Changes in global economic policies, regulations, expectations of shareholders, changing business and talent priorities are triggering changes in Global Executive Compensation plans. How can organisations arrive at effective executive compensation plans that increase shareholder value in the long term?
In an insightful session at People Matters TRWC 2021, Madhav Keswani, Group Head - Rewards and Benefits, Aditya Birla Group, shed light on the new trends and ways in which most successful companies are addressing the emerging priorities of the new world of work.
Here are a few excerpts:
Purpose of executive compensation is to maximize shareholder value
Different life stages of the organisation need leadership to focus on different objectives. For instance for startups, it will be new concepts and models, identifying new markets and customer segments, and developing capabilities to execute. In the growth stage, there will be increased emphasis on margins and market share. As the organisation further matures, the focus shifts to cost and efficiency. So what makes substance of the company in the long terms is the role senior leadership plays in delivering value to shareholders. Executive compensation should influence decisions and behaviors that result in value creation. Ultimately, the purpose of executive compensation besides attracting and retaining the right leadership talent is to maximize long term shareholder value.
Executive compensation is also related to the maturity stage of the organisation. In a startup, the compensation structure is based on low cash component and a higher equity portion to represent the frugal nature of the business and align the interests of the leadership with the growth of the company. In the growth stage, there is a healthy mix of fixed component, annual incentives, and relatively higher focus on long term incentives. But with stages compressing, organisations are moving through the life stages much quicker. So how do you explain some organisations staying in the growth phase longer?

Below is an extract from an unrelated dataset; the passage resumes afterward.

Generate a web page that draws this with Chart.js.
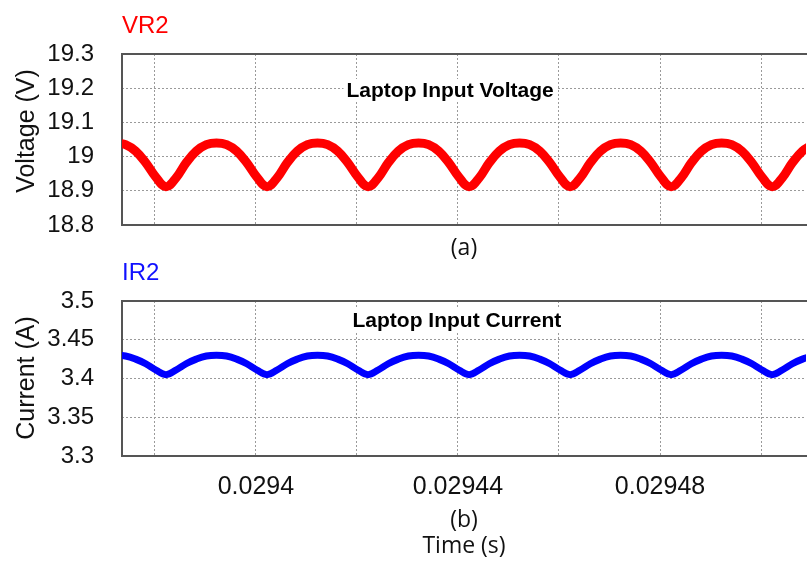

Rewarding success over the long term
When one looks at high growth companies like Meta, Apple, Amazon, Microsoft, Apple, Tesla, and Google, one realizes that compensation plans do not work in a vacuum and work best when they are aligned with its culture, purpose, values, and leadership vision. For instance, early at Amazon, Jeff Bezos spelled out that the fundamental values of success is the shareholder value we create over the long term. The company aimed for market leadership, customer and revenue growth not profit. The compensation structure at Amazon consists of only two components- a modest base salary and restricted stock units that vest over the long term. The structure is designed to encourage innovation and long term thinking. There are no performance goals tied to cash or equity compensation. This encourages the entire management to focus on only one metric-shareholder value creation over the long term.
Tesla also follows a similar structure of base salary and stock options, which are granted at the current market price. If the market price stays flat or goes down, the executives make nothing. Similarly, the stock options for the CEO additionally have performance conditions attached-such as market capitalization growth and total revenue and EBITDA milestones. This focus on long term and innovation by these companies is being rewarded by the market as can be seen in their market capitalization.
Linking ESG with executive compensation
If one looks back at the financial crisis of 2008, executive compensation stood out as the deeply flawed element of the incentive system that induced firms to accumulate enormous amounts of risk in their balance sheet. That time, executives were able to pocket bonuses based on short term results. Since then, various sound practices for effective compensation governance have been put in place. In the future, ESG will no longer remain a buzzword. Investors are realising the importance of sustainability, risk, social metrics, and social impact of decisions that can cause serious financial implications. Regulators across jurisdictions are mandating disclosing ESG disclosures and there is an increased talk of linking ESG to executive compensation. Hence the future will witness a greater focus on ESG metrics as they get integrated with the overall business process and strategy and linkages with executive compensation will emerge.
Ultimately, organisations need to be curious of their own business, their own culture and values that they want; emerging regulations on ESG and what’s happening across different sectors and geographies; their long term objectives and how is the executive compensation plan designed to achieve them; how are executive compensation metrics cascaded to the rest of the organisation, and what behaviors will these metrics incentivize and are there any unintended consequences of it. All of these questions, though uncomfortable, will help us land at better solutions and will be appreciated by our stakeholders and the market in the long run.